The Republic had its own “wet streets cause rain” moment recently when it claimed that Arizona copied its education savings account (ESA) legislation from model legislation at the American Legislative Exchange Council (ALEC). In fact, as Ladner points out, the reverse is true: ALEC’s model legislation was based on Arizona’s law.

Indeed, as Ladner details, the Republic’s “reporting” on “copycat legislation” suffered from several other flaws, including but not limited to the following:

  • The Republic portrayed the use of model legislation as unusual and nefarious when actually it’s commonplace and banal, a tool used across the political spectrum since the late 1800s.
  • The Republic portrayed the use of model legislation as a particularly right-wing plot but excluded all the model legislation from the older and larger left-of-center National Conference of State Legislatures.
  • The Republic hid the fact that only 1% of the bills they analyzed were based on model legislation.

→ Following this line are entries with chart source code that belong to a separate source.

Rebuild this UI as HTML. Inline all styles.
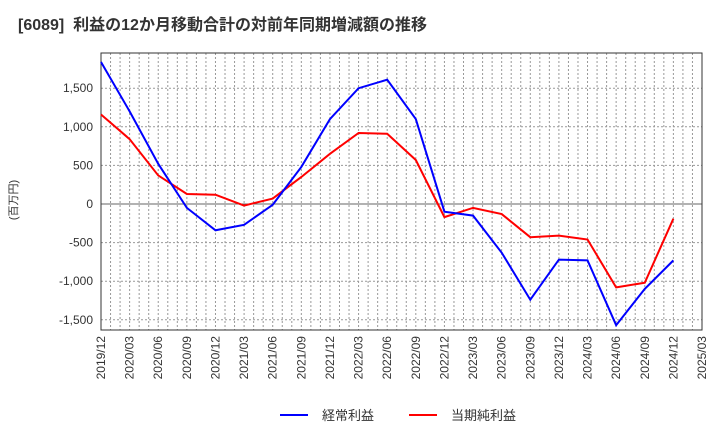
<!DOCTYPE html>
<html><head><meta charset="utf-8"><style>
body{margin:0;background:#fff;font-family:"Liberation Sans","Noto Sans CJK JP",sans-serif;}
svg text{font-family:"Liberation Sans","Noto Sans CJK JP",sans-serif;}
</style></head><body>
<svg id="c" width="720" height="440">
<text x="18" y="30" font-size="16" font-weight="bold" fill="#333" xml:space="preserve">[6089]  利益の12か月移動合計の対前年同期増減額の推移</text>
<text transform="translate(17,200) rotate(-90)" font-size="11" fill="#333" text-anchor="middle">(百万円)</text>
<g id="grid"></g><g id="axes"></g><g id="series"></g>
<g>
<line x1="280" y1="415" x2="308" y2="415" stroke="#0000ff" stroke-width="2"/>
<text x="322" y="420" font-size="13" fill="#333">経常利益</text>
<line x1="409" y1="415" x2="437" y2="415" stroke="#ff0000" stroke-width="2"/>
<text x="451" y="420" font-size="13" fill="#333">当期純利益</text>
</g>
</svg>
<script>
const categories=["2019/12","2020/03","2020/06","2020/09","2020/12","2021/03","2021/06","2021/09","2021/12","2022/03","2022/06","2022/09","2022/12","2023/03","2023/06","2023/09","2023/12","2024/03","2024/06","2024/09","2024/12","2025/03"];
const keijo=[1840,1200,520,-50,-340,-270,-10,480,1100,1500,1610,1100,-100,-150,-630,-1240,-720,-730,-1570,-1100,-730];
const junri=[1160,840,370,130,120,-20,70,350,650,920,910,570,-170,-50,-130,-430,-410,-460,-1080,-1020,-190];
const yTicks=[-1500,-1000,-500,0,500,1000,1500];
const L=101,R=702,T=53,B=330,Y0=204,PER=0.0772;
const NS="http://www.w3.org/2000/svg";
const xs=i=>L+(R-L)*i/(categories.length-1);
const ys=v=>Y0-v*PER;
function mk(tag,attrs,parent){const e=document.createElementNS(NS,tag);for(const k in attrs)e.setAttribute(k,attrs[k]);parent.appendChild(e);return e;}
const grid=document.getElementById('grid'),axes=document.getElementById('axes'),ser=document.getElementById('series');
for(let m=1;m<(categories.length-1)*3;m++){const x=L+(R-L)*m/((categories.length-1)*3);
const l=mk('line',{x1:x,y1:T,x2:x,y2:B,stroke:'#999','stroke-dasharray':'2,2','stroke-width':1},grid);

}
yTicks.forEach(v=>{const y=ys(v);
const l=mk('line',{x1:L,y1:y,x2:R,y2:y,stroke:v===0?'#666':'#999','stroke-dasharray':v===0?'':'2,2','stroke-width':1},grid);


const t=mk('text',{x:L-8,y:y+4,'font-size':12,fill:'#333','text-anchor':'end'},axes);t.textContent=v.toLocaleString('en-US');

});
const fr=mk('rect',{x:L,y:T,width:R-L,height:B-T,fill:'none',stroke:'#333','stroke-width':1},axes);


categories.forEach((c,i)=>{const x=xs(i);
const t=mk('text',{transform:`translate(${x+4},${B+6}) rotate(-90)`,'font-size':12,fill:'#333','text-anchor':'end'},axes);t.textContent=c;

});
function line(arr,color,name){const p=mk('polyline',{points:arr.map((v,i)=>xs(i)+','+ys(v)).join(' '),fill:'none',stroke:color,'stroke-width':2},ser);

}
line(junri,'#ff0000','series-junri-line');
line(keijo,'#0000ff','series-keijo-line');
</script>
</body></html>
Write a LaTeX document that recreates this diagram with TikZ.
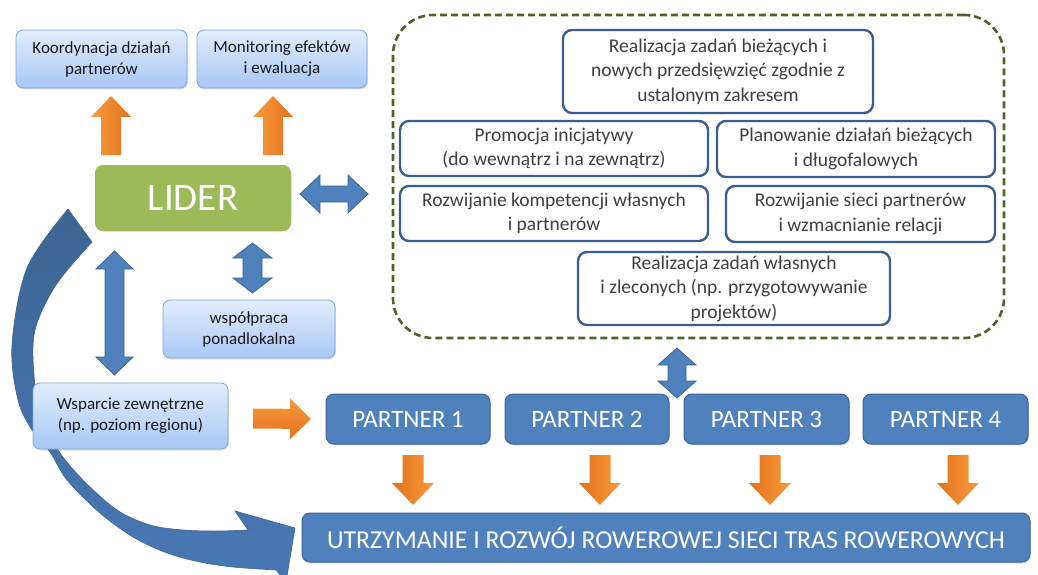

Perhaps the most frustrating thing about the Republic’s “reporting” is that it wasn’t really reporting. Had they any real interest in ascertaining the truth, there are any number of individuals and organizations in Arizona that could have provided them with accurate information had they asked. But they didn’t.

Indeed, their “Gaggle” podcast did not interview anyone from the pro-school choice side. They repeatedly used inferences to determine their “real” motives instead of just, well, asking.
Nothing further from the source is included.